Once there, I stack them onto the shelves around me, filling according to type, and watching all the while as they disappear faster than I can put them out. Bulks of flesh, all too bumpy to discern gender, and waiflike ancient creatures, with toothless sweetteeth needing feeding (becoming a little too lyrical, no?) grab 30 or 40 pounds of chocolate, which is four or five boxes, and pay absurdly small prices for them.
As an example:
I bought three boxes yesterday.
1 box of marshmallow pumpkins
1 box of hazelnut clusters (like Turtles)
1 box of coffee-cream chocolates
Grand total: $4.10, because Mrs. Wonka didn't want to charge me for the most expensive box--the hazelnuts--and the other two were two dollars a piece.
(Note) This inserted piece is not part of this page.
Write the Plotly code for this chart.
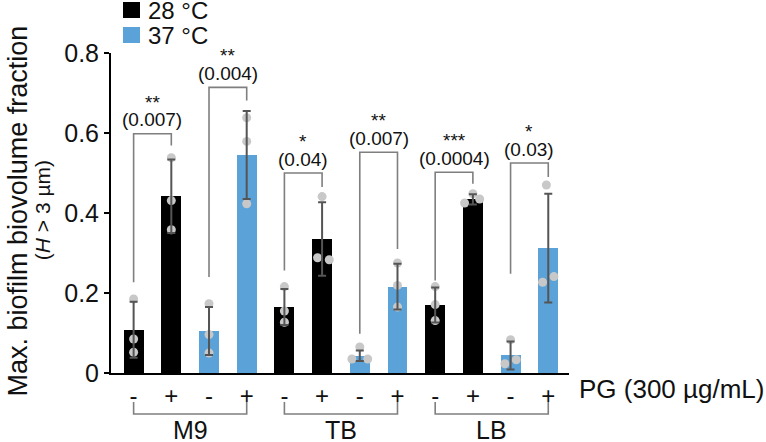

My fingertips were blue by the time I got home from the weight of the plastic bag-handles pushing into my tender flesh, blocking my circulation. And despite my better efforts to eat my weight in chocolate, just to lower the weight of the bags, I only succeeded in putting myself off-balance by doubling my double chins.
Tomorrow is my last day, and I'm really going to miss it. Chocolate, despite everything else it does to people, also makes them really easy to get along with. I think working at a store that makes people feel more merry because their getting Christmas chocolate at Canada-day prices (what?) is my new top job for 2006. So what if it's only $9/hour. I certainly won't starve to death before new year's.